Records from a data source
========
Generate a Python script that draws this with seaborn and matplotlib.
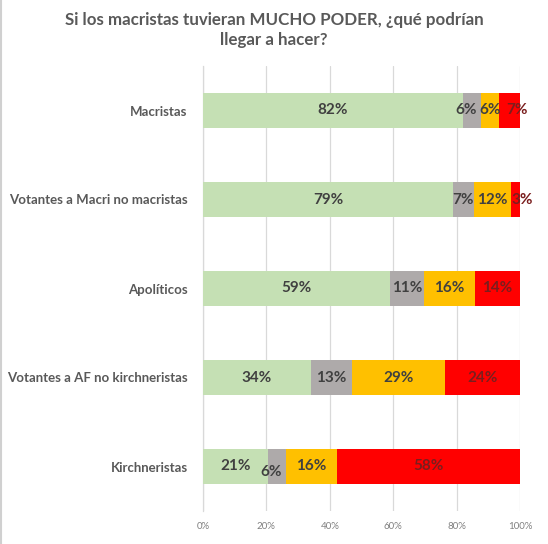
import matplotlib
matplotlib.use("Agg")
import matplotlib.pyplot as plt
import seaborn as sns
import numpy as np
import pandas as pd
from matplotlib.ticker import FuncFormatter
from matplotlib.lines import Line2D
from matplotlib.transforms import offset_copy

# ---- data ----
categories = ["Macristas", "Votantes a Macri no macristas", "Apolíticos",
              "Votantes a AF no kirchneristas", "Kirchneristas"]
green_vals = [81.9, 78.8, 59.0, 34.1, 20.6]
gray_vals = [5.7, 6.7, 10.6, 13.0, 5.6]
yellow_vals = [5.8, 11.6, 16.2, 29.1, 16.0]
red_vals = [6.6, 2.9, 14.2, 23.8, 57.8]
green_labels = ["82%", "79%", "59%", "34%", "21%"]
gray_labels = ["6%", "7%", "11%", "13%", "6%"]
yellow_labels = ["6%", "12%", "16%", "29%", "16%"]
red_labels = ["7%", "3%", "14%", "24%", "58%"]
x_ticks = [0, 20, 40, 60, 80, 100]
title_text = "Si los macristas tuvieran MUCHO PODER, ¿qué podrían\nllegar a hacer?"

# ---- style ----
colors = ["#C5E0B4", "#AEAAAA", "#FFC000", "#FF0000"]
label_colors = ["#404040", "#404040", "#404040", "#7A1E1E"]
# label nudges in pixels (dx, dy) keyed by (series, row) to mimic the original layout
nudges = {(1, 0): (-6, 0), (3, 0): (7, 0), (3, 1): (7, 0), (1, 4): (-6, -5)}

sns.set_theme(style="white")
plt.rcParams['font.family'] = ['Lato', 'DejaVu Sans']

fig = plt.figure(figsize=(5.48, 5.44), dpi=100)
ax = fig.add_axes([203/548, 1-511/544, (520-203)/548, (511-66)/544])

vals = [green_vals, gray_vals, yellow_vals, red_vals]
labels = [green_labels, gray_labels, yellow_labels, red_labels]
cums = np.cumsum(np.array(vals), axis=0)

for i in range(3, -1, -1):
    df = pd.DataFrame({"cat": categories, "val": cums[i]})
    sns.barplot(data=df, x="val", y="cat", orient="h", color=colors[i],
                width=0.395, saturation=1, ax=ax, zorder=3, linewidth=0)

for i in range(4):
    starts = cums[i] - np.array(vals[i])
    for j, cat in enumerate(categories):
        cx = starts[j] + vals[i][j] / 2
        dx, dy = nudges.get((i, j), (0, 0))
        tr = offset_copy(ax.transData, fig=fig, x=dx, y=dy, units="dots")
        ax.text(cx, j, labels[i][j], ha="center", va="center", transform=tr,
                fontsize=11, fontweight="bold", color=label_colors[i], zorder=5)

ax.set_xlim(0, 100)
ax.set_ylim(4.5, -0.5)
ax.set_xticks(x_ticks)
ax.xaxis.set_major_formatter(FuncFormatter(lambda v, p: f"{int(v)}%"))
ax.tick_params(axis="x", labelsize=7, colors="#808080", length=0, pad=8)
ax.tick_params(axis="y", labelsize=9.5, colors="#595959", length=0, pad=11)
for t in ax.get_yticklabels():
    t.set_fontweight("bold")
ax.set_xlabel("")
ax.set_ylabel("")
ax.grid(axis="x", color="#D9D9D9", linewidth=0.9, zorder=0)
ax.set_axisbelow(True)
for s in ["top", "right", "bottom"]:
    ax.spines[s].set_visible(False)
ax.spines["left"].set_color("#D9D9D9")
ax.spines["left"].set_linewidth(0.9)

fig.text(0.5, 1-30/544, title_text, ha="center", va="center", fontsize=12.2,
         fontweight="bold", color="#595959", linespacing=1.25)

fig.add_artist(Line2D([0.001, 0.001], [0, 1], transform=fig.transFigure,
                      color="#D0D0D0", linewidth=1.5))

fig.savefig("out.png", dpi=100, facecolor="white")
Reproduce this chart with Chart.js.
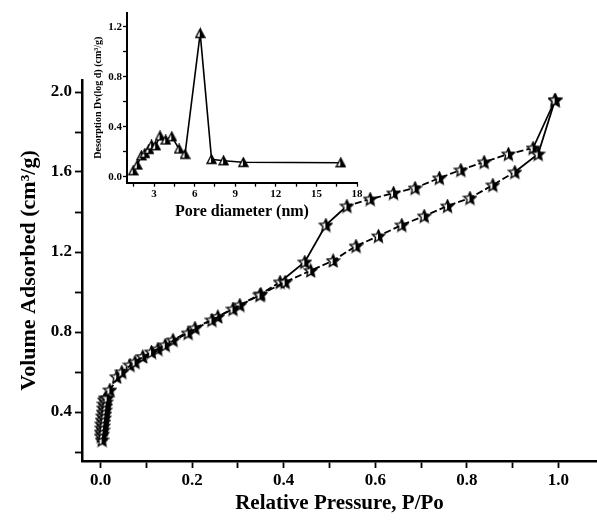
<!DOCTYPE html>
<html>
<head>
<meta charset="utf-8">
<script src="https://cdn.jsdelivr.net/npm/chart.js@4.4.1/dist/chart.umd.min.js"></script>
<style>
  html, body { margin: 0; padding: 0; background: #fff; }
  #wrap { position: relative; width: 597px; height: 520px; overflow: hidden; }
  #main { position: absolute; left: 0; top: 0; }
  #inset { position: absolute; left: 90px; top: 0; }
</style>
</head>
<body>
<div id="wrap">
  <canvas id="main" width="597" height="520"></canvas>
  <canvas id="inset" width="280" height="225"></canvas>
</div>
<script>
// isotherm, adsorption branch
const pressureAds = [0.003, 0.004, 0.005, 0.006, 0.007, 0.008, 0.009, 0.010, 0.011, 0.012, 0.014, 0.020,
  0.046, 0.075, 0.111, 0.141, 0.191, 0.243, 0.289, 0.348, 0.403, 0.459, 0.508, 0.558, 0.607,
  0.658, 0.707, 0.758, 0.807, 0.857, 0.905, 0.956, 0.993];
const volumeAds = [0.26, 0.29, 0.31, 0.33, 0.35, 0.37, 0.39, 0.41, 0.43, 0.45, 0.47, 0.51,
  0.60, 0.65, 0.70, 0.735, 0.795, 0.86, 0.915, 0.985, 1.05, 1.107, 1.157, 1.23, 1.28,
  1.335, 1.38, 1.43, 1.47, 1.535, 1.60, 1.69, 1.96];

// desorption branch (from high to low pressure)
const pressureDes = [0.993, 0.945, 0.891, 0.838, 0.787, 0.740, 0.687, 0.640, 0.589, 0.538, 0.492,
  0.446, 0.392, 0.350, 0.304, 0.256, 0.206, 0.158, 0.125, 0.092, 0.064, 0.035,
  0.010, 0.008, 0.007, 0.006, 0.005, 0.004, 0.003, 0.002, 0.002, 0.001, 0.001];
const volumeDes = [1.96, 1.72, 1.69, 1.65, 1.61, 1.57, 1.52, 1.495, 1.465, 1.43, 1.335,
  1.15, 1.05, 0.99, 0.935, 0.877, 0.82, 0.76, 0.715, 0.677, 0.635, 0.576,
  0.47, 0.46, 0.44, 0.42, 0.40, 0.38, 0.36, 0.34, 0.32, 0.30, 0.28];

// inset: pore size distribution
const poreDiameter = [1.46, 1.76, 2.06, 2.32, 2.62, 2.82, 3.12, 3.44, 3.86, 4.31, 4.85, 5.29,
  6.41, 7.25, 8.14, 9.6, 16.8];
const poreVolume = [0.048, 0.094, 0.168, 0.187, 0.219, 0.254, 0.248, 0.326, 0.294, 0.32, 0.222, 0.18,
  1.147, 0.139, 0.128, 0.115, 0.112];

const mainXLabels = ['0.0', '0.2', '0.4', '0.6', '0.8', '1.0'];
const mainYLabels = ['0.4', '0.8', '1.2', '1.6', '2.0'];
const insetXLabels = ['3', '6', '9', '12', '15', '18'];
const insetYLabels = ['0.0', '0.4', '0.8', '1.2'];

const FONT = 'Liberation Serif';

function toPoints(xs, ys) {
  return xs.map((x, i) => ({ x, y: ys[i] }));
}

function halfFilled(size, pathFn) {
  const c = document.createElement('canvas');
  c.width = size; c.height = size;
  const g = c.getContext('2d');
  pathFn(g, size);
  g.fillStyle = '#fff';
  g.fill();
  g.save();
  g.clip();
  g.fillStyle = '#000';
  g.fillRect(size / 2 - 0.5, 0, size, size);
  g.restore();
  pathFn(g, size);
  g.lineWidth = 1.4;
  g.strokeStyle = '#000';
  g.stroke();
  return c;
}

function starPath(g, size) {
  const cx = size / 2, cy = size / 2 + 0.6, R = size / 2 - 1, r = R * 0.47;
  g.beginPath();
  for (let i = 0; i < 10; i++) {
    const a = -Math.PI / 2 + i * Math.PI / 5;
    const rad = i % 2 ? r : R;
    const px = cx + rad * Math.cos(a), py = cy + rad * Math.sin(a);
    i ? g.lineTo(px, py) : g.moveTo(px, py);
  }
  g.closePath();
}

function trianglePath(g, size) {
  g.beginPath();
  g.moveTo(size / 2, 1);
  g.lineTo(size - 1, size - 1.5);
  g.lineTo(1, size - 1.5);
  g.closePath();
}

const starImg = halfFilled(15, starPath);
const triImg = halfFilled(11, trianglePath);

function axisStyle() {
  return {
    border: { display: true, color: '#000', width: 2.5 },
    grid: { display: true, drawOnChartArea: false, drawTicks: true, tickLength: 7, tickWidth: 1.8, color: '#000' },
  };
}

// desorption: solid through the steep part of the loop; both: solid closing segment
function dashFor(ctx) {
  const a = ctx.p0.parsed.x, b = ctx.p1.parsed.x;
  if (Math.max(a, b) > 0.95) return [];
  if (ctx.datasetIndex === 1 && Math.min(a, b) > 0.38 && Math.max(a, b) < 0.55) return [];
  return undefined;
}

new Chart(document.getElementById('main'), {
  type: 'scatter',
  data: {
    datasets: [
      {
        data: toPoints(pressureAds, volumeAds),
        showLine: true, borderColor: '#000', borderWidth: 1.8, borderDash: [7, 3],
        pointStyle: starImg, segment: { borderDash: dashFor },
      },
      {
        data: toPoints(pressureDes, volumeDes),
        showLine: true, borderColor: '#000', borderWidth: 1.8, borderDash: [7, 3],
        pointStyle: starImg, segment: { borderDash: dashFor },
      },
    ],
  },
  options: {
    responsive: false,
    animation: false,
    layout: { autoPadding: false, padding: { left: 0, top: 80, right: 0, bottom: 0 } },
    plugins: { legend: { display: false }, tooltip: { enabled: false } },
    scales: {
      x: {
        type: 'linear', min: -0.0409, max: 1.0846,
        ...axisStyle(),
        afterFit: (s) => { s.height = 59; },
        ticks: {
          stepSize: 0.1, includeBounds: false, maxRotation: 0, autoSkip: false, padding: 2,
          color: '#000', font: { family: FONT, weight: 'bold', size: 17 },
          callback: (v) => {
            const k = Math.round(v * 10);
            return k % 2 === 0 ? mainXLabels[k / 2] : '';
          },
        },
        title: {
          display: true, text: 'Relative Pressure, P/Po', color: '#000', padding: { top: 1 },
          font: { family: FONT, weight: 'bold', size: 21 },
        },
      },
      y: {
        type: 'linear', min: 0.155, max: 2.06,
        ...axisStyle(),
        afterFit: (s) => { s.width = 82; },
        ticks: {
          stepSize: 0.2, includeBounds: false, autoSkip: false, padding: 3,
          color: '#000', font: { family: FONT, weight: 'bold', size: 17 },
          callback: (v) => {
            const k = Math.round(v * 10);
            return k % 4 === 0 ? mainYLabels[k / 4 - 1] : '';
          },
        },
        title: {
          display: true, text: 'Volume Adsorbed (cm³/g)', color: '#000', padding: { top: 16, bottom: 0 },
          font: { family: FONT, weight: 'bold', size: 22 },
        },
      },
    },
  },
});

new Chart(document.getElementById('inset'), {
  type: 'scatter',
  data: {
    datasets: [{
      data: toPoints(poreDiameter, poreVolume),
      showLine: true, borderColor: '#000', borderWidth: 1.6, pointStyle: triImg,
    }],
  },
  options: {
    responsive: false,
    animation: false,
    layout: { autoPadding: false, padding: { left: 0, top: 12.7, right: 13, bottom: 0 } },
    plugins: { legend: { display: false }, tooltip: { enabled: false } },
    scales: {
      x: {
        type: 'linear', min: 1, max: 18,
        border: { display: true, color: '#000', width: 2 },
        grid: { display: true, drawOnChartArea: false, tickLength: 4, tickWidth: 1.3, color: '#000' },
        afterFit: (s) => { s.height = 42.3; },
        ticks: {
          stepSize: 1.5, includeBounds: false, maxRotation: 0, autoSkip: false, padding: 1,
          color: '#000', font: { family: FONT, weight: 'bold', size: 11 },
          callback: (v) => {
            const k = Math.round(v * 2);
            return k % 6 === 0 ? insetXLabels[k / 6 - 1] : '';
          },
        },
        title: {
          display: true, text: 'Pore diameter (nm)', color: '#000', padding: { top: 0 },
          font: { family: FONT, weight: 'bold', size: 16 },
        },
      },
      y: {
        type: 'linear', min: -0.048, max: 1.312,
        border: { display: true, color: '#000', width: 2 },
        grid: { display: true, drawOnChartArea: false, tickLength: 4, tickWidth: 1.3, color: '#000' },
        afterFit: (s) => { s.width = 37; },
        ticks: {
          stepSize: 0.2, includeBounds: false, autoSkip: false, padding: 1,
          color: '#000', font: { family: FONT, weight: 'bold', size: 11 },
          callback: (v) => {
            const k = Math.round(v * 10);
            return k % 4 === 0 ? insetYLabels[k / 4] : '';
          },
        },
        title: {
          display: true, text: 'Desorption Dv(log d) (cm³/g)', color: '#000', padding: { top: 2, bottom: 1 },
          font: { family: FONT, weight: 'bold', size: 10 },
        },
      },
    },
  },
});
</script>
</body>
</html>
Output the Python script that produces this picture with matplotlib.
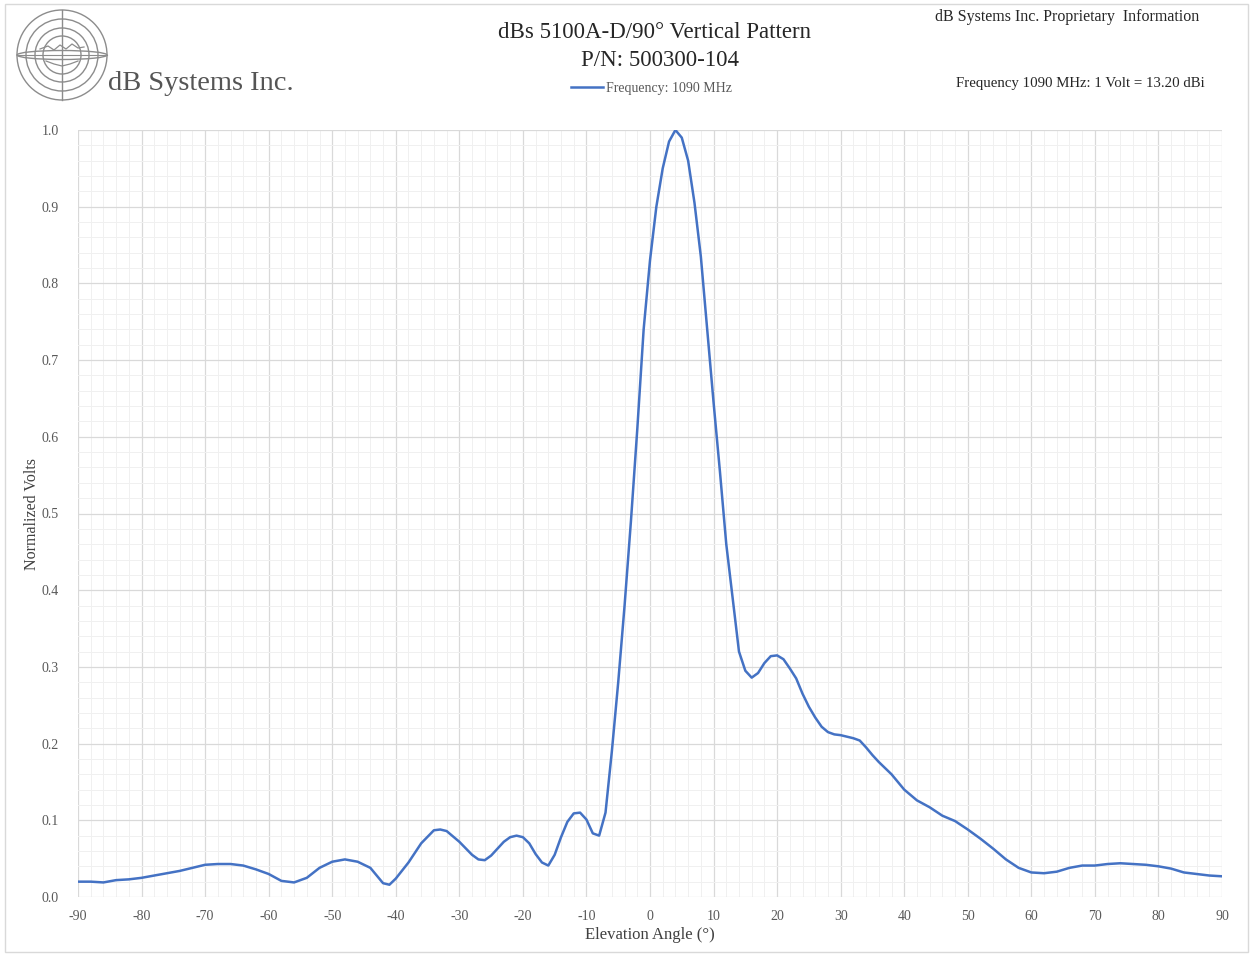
========
Reproduce the records above from their first line to the line bearing "from matplotlib.transforms import offset_copy", both ends included, leaving every picture out.

● **Task answer**:
Generate a Python script that draws this with seaborn and matplotlib.
import matplotlib
matplotlib.use("Agg")
import matplotlib.pyplot as plt
import seaborn as sns
import numpy as np
import pandas as pd
from matplotlib.ticker import FuncFormatter
from matplotlib.lines import Line2D
from matplotlib.transforms import offset_copy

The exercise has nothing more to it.